[start of Supplied material]
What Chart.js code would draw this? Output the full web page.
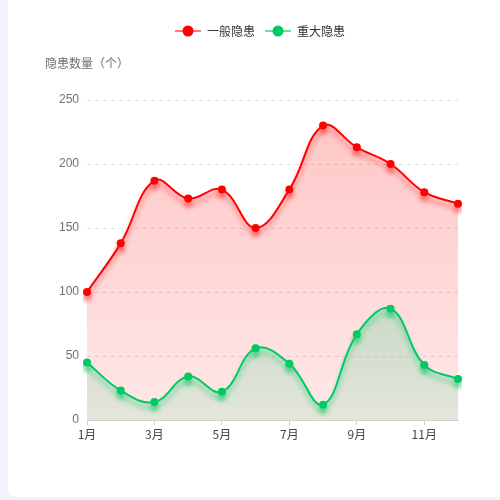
<!DOCTYPE html>
<html>
<head>
<meta charset="utf-8">
<script src="https://cdn.jsdelivr.net/npm/chart.js@4/dist/chart.umd.min.js"></script>
<style>
  html, body { margin: 0; padding: 0; background: #f2f3f8; }
  #card { position: absolute; left: 8px; top: 0; width: 492px; height: 497px; background: #fff; border-radius: 0 0 0 8px; }
</style>
</head>
<body>
<div id="card"><canvas id="canvas" width="492" height="497"></canvas></div>
<script>
// data
var months = ['1月','2月','3月','4月','5月','6月','7月','8月','9月','10月','11月','12月'];
var normal = [100, 138, 187, 173, 180, 150, 180, 230, 213, 200, 178, 169];
var major = [45, 23, 14, 34, 22, 56, 44, 12, 67, 87, 43, 32];
var yTitle = '隐患数量（个）';

// little legend icons: line with a dot
function legendIcon(lineColor, dotColor) {
    var c = document.createElement('canvas');
    c.width = 26; c.height = 12;
    var g = c.getContext('2d');
    g.strokeStyle = lineColor;
    g.lineWidth = 2;
    g.beginPath(); g.moveTo(0, 6); g.lineTo(26, 6); g.stroke();
    g.fillStyle = dotColor;
    g.beginPath(); g.arc(13, 6, 5.5, 0, Math.PI * 2); g.fill();
    return c;
}
var icons = [legendIcon('#ff7a7a', '#ff0000'), legendIcon('#6ddca0', '#00c864')];

// gradient from the top of a series down to the x axis
function gradient(ctx, values, top, bottom) {
    var chart = ctx.chart, area = chart.chartArea;
    if (!area || !chart.scales.y) return top;
    var y0 = chart.scales.y.getPixelForValue(Math.max.apply(null, values));
    var g = chart.ctx.createLinearGradient(0, y0, 0, area.bottom);
    g.addColorStop(0, top);
    g.addColorStop(1, bottom);
    return g;
}

var shadowColors = ['rgba(255,40,40,0.6)', 'rgba(0,200,100,0.65)'];

const shadowPlugin = {
    id: 'lineShadow',
    beforeDatasetDraw: function (chart, args) {
        var ctx = chart.ctx;
        ctx.save();
        ctx.shadowColor = shadowColors[args.index];
        ctx.shadowBlur = 5;
        ctx.shadowOffsetY = 5;
    },
    afterDatasetDraw: function (chart) {
        chart.ctx.restore();
    }
};

const yTitlePlugin = {
    id: 'yTitle',
    afterLayout: function (chart) {
        // nudge legend a bit to the right like the original
        chart.legend.left += 27;
        chart.legend.right += 27;
    },
    afterDraw: function (chart) {
        var ctx = chart.ctx, a = chart.chartArea;
        ctx.save();
        ctx.font = '12px "Noto Sans CJK SC", sans-serif';
        ctx.fillStyle = '#6e7079';
        ctx.textAlign = 'left';
        ctx.textBaseline = 'middle';
        ctx.fillText(yTitle, a.left - 42, a.top - 37);
        ctx.restore();
    }
};

const ctx = document.getElementById('canvas');

new Chart(ctx, {
    type: 'line',
    data: {
        labels: months,
        datasets: [{
            label: '一般隐患',
            data: normal,
            borderColor: '#ff0000',
            backgroundColor: function (c) { return gradient(c, normal, 'rgba(255,0,0,0.22)', 'rgba(255,0,0,0.09)'); },
            pointBackgroundColor: '#ff0000',
            fill: 'origin',
            order: 1
        }, {
            label: '重大隐患',
            data: major,
            borderColor: '#00c864',
            backgroundColor: function (c) { return gradient(c, major, 'rgba(80,215,150,0.3)', 'rgba(80,215,150,0.15)'); },
            pointBackgroundColor: '#00c864',
            fill: 'origin',
            order: 0
        }]
    },
    options: {
        responsive: false,
        animation: false,
        devicePixelRatio: 1,
        layout: { padding: { left: 0, right: 42, top: 15, bottom: 52 } },
        elements: {
            line: { tension: 0.4, borderWidth: 2 },
            point: { radius: 4, borderWidth: 0, hoverRadius: 4 }
        },
        plugins: {
            tooltip: { enabled: false },
            // empty title used as spacer under the legend
            title: {
                display: true,
                text: '',
                weight: 0,
                padding: 0,
                font: { size: 12, lineHeight: '53px' }
            },
            legend: {
                position: 'top',
                labels: {
                    usePointStyle: true,
                    pointStyleWidth: 26,
                    boxHeight: 12,
                    padding: 10,
                    color: '#333',
                    font: { size: 12, family: '"Noto Sans CJK SC", sans-serif' },
                    sort: function (a, b) { return a.datasetIndex - b.datasetIndex; },
                    generateLabels: function (chart) {
                        var items = Chart.defaults.plugins.legend.labels.generateLabels(chart);
                        items.forEach(function (it) { it.pointStyle = icons[it.datasetIndex]; });
                        return items;
                    }
                }
            }
        },
        scales: {
            x: {
                afterFit: function (s) { s.height = 25; },
                border: { color: '#d0d0d0' },
                grid: {
                    drawOnChartArea: false,
                    tickLength: 5,
                    color: function (c) { return c.index % 2 === 0 ? '#d0d0d0' : 'rgba(0,0,0,0)'; }
                },
                ticks: {
                    autoSkip: false,
                    maxRotation: 0,
                    padding: 2,
                    color: '#444',
                    font: { size: 12, family: '"Noto Sans CJK SC", sans-serif' },
                    callback: function (v, i) { return i % 2 === 0 ? months[i] : ''; }
                }
            },
            y: {
                min: 0,
                max: 250,
                afterFit: function (s) { s.width = 79; },
                border: { display: false, dash: [4, 4] },
                grid: { color: '#e3e3e3', drawTicks: false },
                ticks: {
                    stepSize: 50,
                    padding: 8,
                    color: '#6e7079',
                    font: { size: 12 }
                }
            }
        }
    },
    plugins: [shadowPlugin, yTitlePlugin]
});
</script>
</body>
</html>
[end of Supplied material]
## Written problem
Except for the pictures, give all the material above again verbatim.

## Answer to the exercise
What Chart.js code would draw this? Output the full web page.
<!DOCTYPE html>
<html>
<head>
<meta charset="utf-8">
<script src="https://cdn.jsdelivr.net/npm/chart.js@4/dist/chart.umd.min.js"></script>
<style>
  html, body { margin: 0; padding: 0; background: #f2f3f8; }
  #card { position: absolute; left: 8px; top: 0; width: 492px; height: 497px; background: #fff; border-radius: 0 0 0 8px; }
</style>
</head>
<body>
<div id="card"><canvas id="canvas" width="492" height="497"></canvas></div>
<script>
// data
var months = ['1月','2月','3月','4月','5月','6月','7月','8月','9月','10月','11月','12月'];
var normal = [100, 138, 187, 173, 180, 150, 180, 230, 213, 200, 178, 169];
var major = [45, 23, 14, 34, 22, 56, 44, 12, 67, 87, 43, 32];
var yTitle = '隐患数量（个）';

// little legend icons: line with a dot
function legendIcon(lineColor, dotColor) {
    var c = document.createElement('canvas');
    c.width = 26; c.height = 12;
    var g = c.getContext('2d');
    g.strokeStyle = lineColor;
    g.lineWidth = 2;
    g.beginPath(); g.moveTo(0, 6); g.lineTo(26, 6); g.stroke();
    g.fillStyle = dotColor;
    g.beginPath(); g.arc(13, 6, 5.5, 0, Math.PI * 2); g.fill();
    return c;
}
var icons = [legendIcon('#ff7a7a', '#ff0000'), legendIcon('#6ddca0', '#00c864')];

// gradient from the top of a series down to the x axis
function gradient(ctx, values, top, bottom) {
    var chart = ctx.chart, area = chart.chartArea;
    if (!area || !chart.scales.y) return top;
    var y0 = chart.scales.y.getPixelForValue(Math.max.apply(null, values));
    var g = chart.ctx.createLinearGradient(0, y0, 0, area.bottom);
    g.addColorStop(0, top);
    g.addColorStop(1, bottom);
    return g;
}

var shadowColors = ['rgba(255,40,40,0.6)', 'rgba(0,200,100,0.65)'];

const shadowPlugin = {
    id: 'lineShadow',
    beforeDatasetDraw: function (chart, args) {
        var ctx = chart.ctx;
        ctx.save();
        ctx.shadowColor = shadowColors[args.index];
        ctx.shadowBlur = 5;
        ctx.shadowOffsetY = 5;
    },
    afterDatasetDraw: function (chart) {
        chart.ctx.restore();
    }
};

const yTitlePlugin = {
    id: 'yTitle',
    afterLayout: function (chart) {
        // nudge legend a bit to the right like the original
        chart.legend.left += 27;
        chart.legend.right += 27;
    },
    afterDraw: function (chart) {
        var ctx = chart.ctx, a = chart.chartArea;
        ctx.save();
        ctx.font = '12px "Noto Sans CJK SC", sans-serif';
        ctx.fillStyle = '#6e7079';
        ctx.textAlign = 'left';
        ctx.textBaseline = 'middle';
        ctx.fillText(yTitle, a.left - 42, a.top - 37);
        ctx.restore();
    }
};

const ctx = document.getElementById('canvas');

new Chart(ctx, {
    type: 'line',
    data: {
        labels: months,
        datasets: [{
            label: '一般隐患',
            data: normal,
            borderColor: '#ff0000',
            backgroundColor: function (c) { return gradient(c, normal, 'rgba(255,0,0,0.22)', 'rgba(255,0,0,0.09)'); },
            pointBackgroundColor: '#ff0000',
            fill: 'origin',
            order: 1
        }, {
            label: '重大隐患',
            data: major,
            borderColor: '#00c864',
            backgroundColor: function (c) { return gradient(c, major, 'rgba(80,215,150,0.3)', 'rgba(80,215,150,0.15)'); },
            pointBackgroundColor: '#00c864',
            fill: 'origin',
            order: 0
        }]
    },
    options: {
        responsive: false,
        animation: false,
        devicePixelRatio: 1,
        layout: { padding: { left: 0, right: 42, top: 15, bottom: 52 } },
        elements: {
            line: { tension: 0.4, borderWidth: 2 },
            point: { radius: 4, borderWidth: 0, hoverRadius: 4 }
        },
        plugins: {
            tooltip: { enabled: false },
            // empty title used as spacer under the legend
            title: {
                display: true,
                text: '',
                weight: 0,
                padding: 0,
                font: { size: 12, lineHeight: '53px' }
            },
            legend: {
                position: 'top',
                labels: {
                    usePointStyle: true,
                    pointStyleWidth: 26,
                    boxHeight: 12,
                    padding: 10,
                    color: '#333',
                    font: { size: 12, family: '"Noto Sans CJK SC", sans-serif' },
                    sort: function (a, b) { return a.datasetIndex - b.datasetIndex; },
                    generateLabels: function (chart) {
                        var items = Chart.defaults.plugins.legend.labels.generateLabels(chart);
                        items.forEach(function (it) { it.pointStyle = icons[it.datasetIndex]; });
                        return items;
                    }
                }
            }
        },
        scales: {
            x: {
                afterFit: function (s) { s.height = 25; },
                border: { color: '#d0d0d0' },
                grid: {
                    drawOnChartArea: false,
                    tickLength: 5,
                    color: function (c) { return c.index % 2 === 0 ? '#d0d0d0' : 'rgba(0,0,0,0)'; }
                },
                ticks: {
                    autoSkip: false,
                    maxRotation: 0,
                    padding: 2,
                    color: '#444',
                    font: { size: 12, family: '"Noto Sans CJK SC", sans-serif' },
                    callback: function (v, i) { return i % 2 === 0 ? months[i] : ''; }
                }
            },
            y: {
                min: 0,
                max: 250,
                afterFit: function (s) { s.width = 79; },
                border: { display: false, dash: [4, 4] },
                grid: { color: '#e3e3e3', drawTicks: false },
                ticks: {
                    stepSize: 50,
                    padding: 8,
                    color: '#6e7079',
                    font: { size: 12 }
                }
            }
        }
    },
    plugins: [shadowPlugin, yTitlePlugin]
});
</script>
</body>
</html>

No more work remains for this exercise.